[Plotting code records]

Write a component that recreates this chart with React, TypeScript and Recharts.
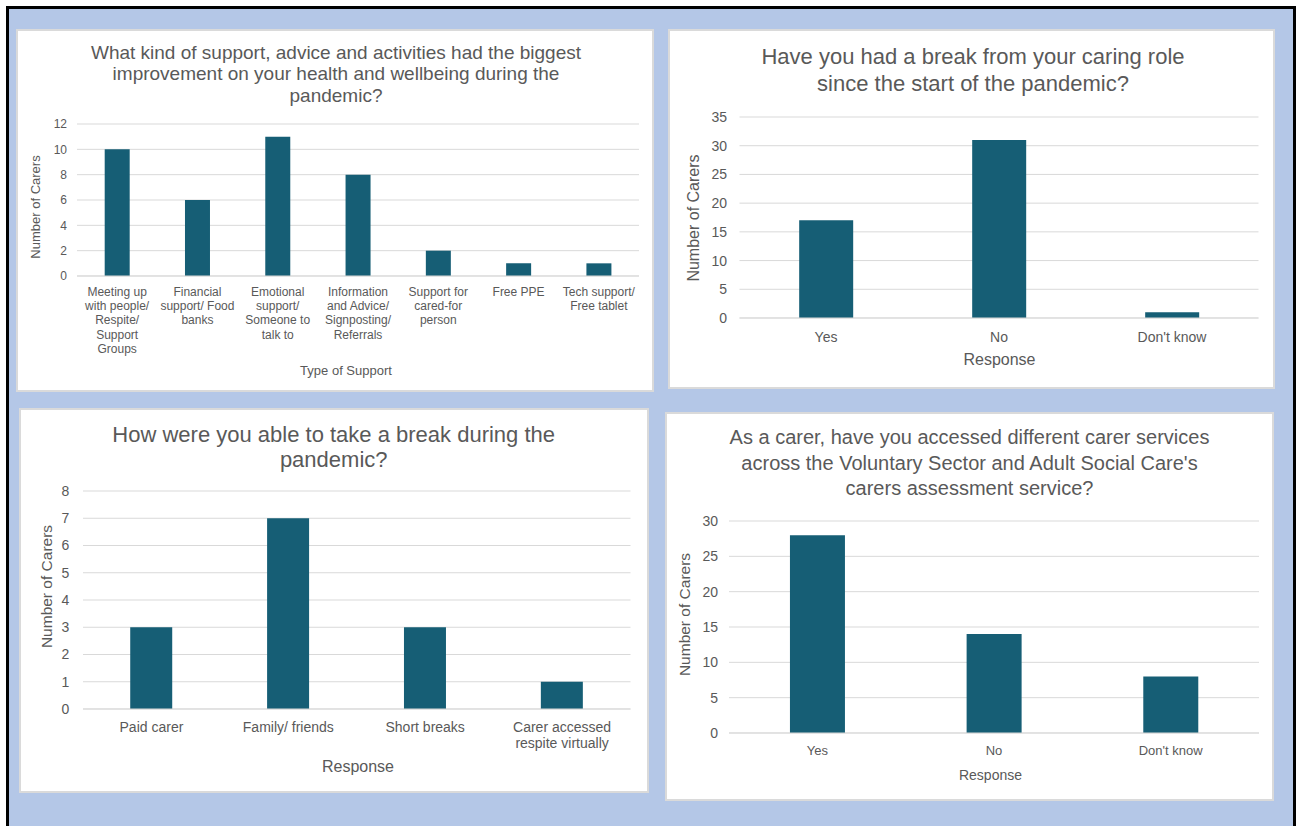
import { BarChart, Bar, XAxis, YAxis, CartesianGrid } from "recharts"

const FONT = '"Liberation Sans", Arial, sans-serif'
const TEXT = "#595959"
const GRID = "#D9D9D9"
const BAR = "#165E75"
const BACKDROP = "#B4C7E7"
const EDGE = "#DADADA"

// Support that helped most
const supportTypes = [
  "Meeting up\nwith people/\nRespite/\nSupport\nGroups",
  "Financial\nsupport/ Food\nbanks",
  "Emotional\nsupport/\nSomeone to\ntalk to",
  "Information\nand Advice/\nSignposting/\nReferrals",
  "Support for\ncared-for\nperson",
  "Free PPE",
  "Tech support/\nFree tablet",
]
const supportCounts = [10, 6, 11, 8, 2, 1, 1]
const supportTicks = [0, 2, 4, 6, 8, 10, 12]

// Had a break since the start of the pandemic
const breakResponses = ["Yes", "No", "Don't know"]
const breakCounts = [17, 31, 1]
const breakTicks = [0, 5, 10, 15, 20, 25, 30, 35]

// How the break was taken
const breakMethods = ["Paid carer", "Family/ friends", "Short breaks", "Carer accessed\nrespite virtually"]
const breakMethodCounts = [3, 7, 3, 1]
const breakMethodTicks = [0, 1, 2, 3, 4, 5, 6, 7, 8]

// Accessed carer services
const serviceResponses = ["Yes", "No", "Don't know"]
const serviceCounts = [28, 14, 8]
const serviceTicks = [0, 5, 10, 15, 20, 25, 30]

const rowsOf = (names: string[], values: number[]) => names.map((name, i) => ({ name, value: values[i] }))

const wrappedTick = (fontSize: number, firstDy: number, lineHeight: number) => (props: any) => {
  const { x, y, payload } = props
  const lines = String(payload.value).split("\n")
  return (
    <text x={x} y={y} textAnchor="middle" fill={TEXT} fontSize={fontSize} fontFamily={FONT}>
      {lines.map((line, i) => (
        <tspan key={i} x={x} dy={i === 0 ? firstDy : lineHeight}>
          {line}
        </tspan>
      ))}
    </text>
  )
}

type PanelProps = {
  left: number
  top: number
  width: number
  height: number
  title: string[]
  titleSize: number
  titleX: number
  titleY: number
  titleLine: number
  names: string[]
  values: number[]
  ticks: number[]
  plot: { left: number; right: number; top: number; bottom: number }
  tickFont: number
  yTickFont: number
  yTickGap: number
  xTickDy: number
  xTickLine: number
  xTitle: string
  xTitleSize: number
  xTitleX: number
  xTitleY: number
  yTitleSize: number
  yTitleX: number
  yTitleY: number
}

const Panel = (p: PanelProps) => {
  const rows = rowsOf(p.names, p.values)
  return (
    <div
      style={{
        position: "absolute",
        left: p.left,
        top: p.top,
        width: p.width,
        height: p.height,
        background: "#fff",
        boxShadow: `inset 0 0 0 2px ${EDGE}`,
      }}
    >
      <BarChart
        width={p.width}
        height={p.height}
        data={rows}
        margin={{ top: p.plot.top, right: p.plot.right, bottom: 0, left: 0 }}
        barCategoryGap="34.5%"
      >
        <CartesianGrid vertical={false} stroke={GRID} />
        <XAxis
          dataKey="name"
          height={p.plot.bottom}
          interval={0}
          tickLine={false}
          tickSize={0}
          tickMargin={0}
          axisLine={{ stroke: GRID }}
          tick={wrappedTick(p.tickFont, p.xTickDy, p.xTickLine)}
        />
        <YAxis
          width={p.plot.left}
          domain={[0, p.ticks[p.ticks.length - 1]]}
          ticks={p.ticks}
          interval={0}
          tickLine={false}
          axisLine={false}
          tickSize={0}
          tickMargin={p.yTickGap}
          tick={{ fill: TEXT, fontSize: p.yTickFont, fontFamily: FONT }}
        />
        <Bar dataKey="value" fill={BAR} isAnimationActive={false} />
      </BarChart>
      <svg
        width={p.width}
        height={p.height}
        style={{ position: "absolute", left: 0, top: 0, pointerEvents: "none" }}
        fontFamily={FONT}
        fill={TEXT}
      >
        {p.title.map((line, i) => (
          <text key={i} x={p.titleX} y={p.titleY + i * p.titleLine} textAnchor="middle" fontSize={p.titleSize}>
            {line}
          </text>
        ))}
        <text x={p.xTitleX} y={p.xTitleY} textAnchor="middle" fontSize={p.xTitleSize}>
          {p.xTitle}
        </text>
        <text
          transform={`translate(${p.yTitleX} ${p.yTitleY}) rotate(-90)`}
          textAnchor="middle"
          dominantBaseline="central"
          fontSize={p.yTitleSize}
        >
          Number of Carers
        </text>
      </svg>
    </div>
  )
}

const App = () => {
  return (
    <div style={{ position: "absolute", left: 0, top: 0, width: 1296, height: 826, background: "#fff" }}>
      <div
        style={{
          position: "absolute",
          left: 6,
          top: 6,
          width: 1290,
          height: 820,
          boxSizing: "border-box",
          borderTop: "3px solid #000",
          borderLeft: "3px solid #000",
          borderRight: "3px solid #000",
          background: BACKDROP,
        }}
      />
      <Panel
        left={16}
        top={29}
        width={638}
        height={363}
        title={[
          "What kind of support, advice and activities had the biggest",
          "improvement on your health and wellbeing during the",
          "pandemic?",
        ]}
        titleSize={19}
        titleX={320}
        titleY={29.5}
        titleLine={21.5}
        names={supportTypes}
        values={supportCounts}
        ticks={supportTicks}
        plot={{ left: 61, right: 15, top: 95, bottom: 116 }}
        tickFont={12}
        yTickFont={12}
        yTickGap={10}
        xTickDy={20}
        xTickLine={14.2}
        xTitle="Type of Support"
        xTitleSize={13}
        xTitleX={330}
        xTitleY={345.5}
        yTitleSize={13}
        yTitleX={19.5}
        yTitleY={178}
      />
      <Panel
        left={668}
        top={29}
        width={607}
        height={360}
        title={["Have you had a break from your caring role", "since the start of the pandemic?"]}
        titleSize={22}
        titleX={305}
        titleY={35}
        titleLine={26.7}
        names={breakResponses}
        values={breakCounts}
        ticks={breakTicks}
        plot={{ left: 71.5, right: 16.5, top: 88, bottom: 71 }}
        tickFont={14}
        yTickFont={14}
        yTickGap={12.5}
        xTickDy={23.7}
        xTickLine={16}
        xTitle="Response"
        xTitleSize={16}
        xTitleX={331.5}
        xTitleY={335.5}
        yTitleSize={16}
        yTitleX={25.3}
        yTitleY={189}
      />
      <Panel
        left={19}
        top={408}
        width={630}
        height={385}
        title={["How were you able to take a break during the", "pandemic?"]}
        titleSize={22}
        titleX={314.7}
        titleY={33.7}
        titleLine={25}
        names={breakMethods}
        values={breakMethodCounts}
        ticks={breakMethodTicks}
        plot={{ left: 64, right: 18.5, top: 83, bottom: 84 }}
        tickFont={14}
        yTickFont={14}
        yTickGap={13.6}
        xTickDy={22.5}
        xTickLine={16.7}
        xTitle="Response"
        xTitleSize={16}
        xTitleX={339}
        xTitleY={363.5}
        yTitleSize={15.5}
        yTitleX={27.7}
        yTitleY={178.5}
      />
      <Panel
        left={665}
        top={412}
        width={609}
        height={389}
        title={[
          "As a carer, have you accessed different carer services",
          "across the Voluntary Sector and Adult Social Care's",
          "carers assessment service?",
        ]}
        titleSize={20}
        titleX={304.5}
        titleY={32}
        titleLine={25.5}
        names={serviceResponses}
        values={serviceCounts}
        ticks={serviceTicks}
        plot={{ left: 64, right: 15, top: 109, bottom: 68 }}
        tickFont={13}
        yTickFont={14}
        yTickGap={11}
        xTickDy={22.4}
        xTickLine={15}
        xTitle="Response"
        xTitleSize={14}
        xTitleX={325.5}
        xTitleY={368}
        yTitleSize={15.5}
        yTitleX={19.7}
        yTitleY={202.5}
      />
    </div>
  )
}

export default App
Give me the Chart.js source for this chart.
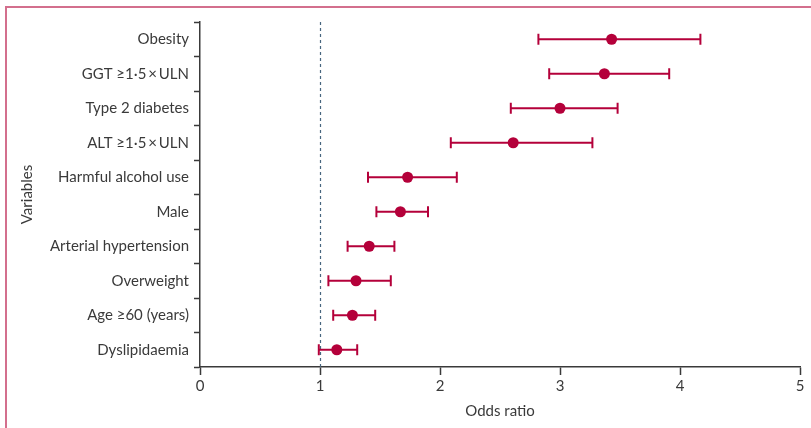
<!DOCTYPE html>
<html>
<head>
<meta charset="utf-8">
<script src="https://cdn.jsdelivr.net/npm/chart.js@4"></script>
<style>
  html, body { margin: 0; padding: 0; background: #fff; }
  #wrap { position: relative; width: 811px; height: 428px; }
  #frame { position: absolute; left: 5px; top: 6px; right: 0; bottom: 0;
           border-top: 2px solid #d36f8d; border-left: 2px solid #d36f8d; }
  canvas { position: absolute; left: 0; top: 0; }
</style>
</head>
<body>
<div id="wrap">
  <div id="frame"></div>
  <canvas id="myChart" width="811" height="428"></canvas>
</div>
<script>
const variables = ['Obesity', 'GGT \u22651\u00b75\u2009\u00d7\u2009ULN', 'Type 2 diabetes', 'ALT \u22651\u00b75\u2009\u00d7\u2009ULN',
  'Harmful alcohol use', 'Male', 'Arterial hypertension', 'Overweight', 'Age \u226560 (years)', 'Dyslipidaemia'];
const oddsRatio = [3.43, 3.37, 3.00, 2.61, 1.73, 1.67, 1.41, 1.30, 1.27, 1.14];
const ciLower   = [2.82, 2.91, 2.59, 2.09, 1.40, 1.47, 1.23, 1.07, 1.11, 0.99];
const ciUpper   = [4.17, 3.91, 3.48, 3.27, 2.14, 1.90, 1.62, 1.59, 1.46, 1.31];
const xTicks = [0, 1, 2, 3, 4, 5];
const refValue = 1;

const red = '#b4003a';
const ink = '#3a3a3a';

Chart.defaults.font.family = 'Lato, "Open Sans", sans-serif';
Chart.defaults.font.size = 15;
Chart.defaults.color = ink;

// one dataset per confidence interval, caps drawn as rotated line points
const ciSets = variables.map((v, i) => ({
  data: [{x: ciLower[i], y: v}, {x: ciUpper[i], y: v}],
  showLine: true,
  borderColor: red,
  borderWidth: 2,
  pointStyle: 'line',
  rotation: 90,
  pointRadius: 5.5,
  pointBorderWidth: 2,
  pointBorderColor: red,
  clip: false
}));

const refLine = {
  id: 'refLine',
  beforeDatasetsDraw(chart) {
    const {ctx, chartArea, scales} = chart;
    const px = Math.round(scales.x.getPixelForValue(refValue)) + 0.5;
    ctx.save();
    ctx.strokeStyle = '#47667f';
    ctx.lineWidth = 1.2;
    ctx.setLineDash([3, 3]);
    ctx.beginPath();
    ctx.moveTo(px, chartArea.top);
    ctx.lineTo(px, chartArea.bottom);
    ctx.stroke();
    ctx.restore();
  }
};

const ctx = document.querySelector('#myChart');

myChart = new Chart(ctx, {
  type: 'scatter',
  data: {
    datasets: [{
      data: variables.map((v, i) => ({x: oddsRatio[i], y: v})),
      backgroundColor: red,
      borderWidth: 0,
      pointRadius: 5.5,
      clip: false
    }].concat(ciSets)
  },
  plugins: [refLine],
  options: {
    responsive: false,
    animation: false,
    layout: { padding: { top: 22, left: 0, right: 11, bottom: 0 } },
    plugins: { legend: { display: false }, tooltip: { enabled: false } },
    scales: {
      x: {
        type: 'linear',
        min: 0,
        max: 5,
        afterBuildTicks: s => { s.ticks = xTicks.map(v => ({value: v})); },
        afterFit: s => { s.height = 61; },
        grid: { drawOnChartArea: false, tickLength: 8, color: ink, tickWidth: 1.5 },
        border: { color: ink, width: 1.5 },
        ticks: { padding: 2, color: ink },
        title: { display: true, text: 'Odds ratio', color: ink, padding: { top: 0, bottom: 8 } }
      },
      y: {
        type: 'category',
        labels: variables,
        offset: true,
        afterFit: s => { s.width = 200; },
        grid: { offset: true, drawOnChartArea: false, tickLength: 6, color: ink, tickWidth: 1.5 },
        border: { color: ink, width: 1.5 },
        ticks: { padding: 5, color: ink },
        title: { display: true, text: 'Variables', color: ink, padding: { top: 18, bottom: 0 } }
      }
    }
  }
});
</script>
</body>
</html>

#### [Exercise brief]
Extract from the data every line where "that" shows up.

#### [Answer to this exercise]
Write a component that recreates this chart with React, TypeScript and Recharts.
// Support that helped most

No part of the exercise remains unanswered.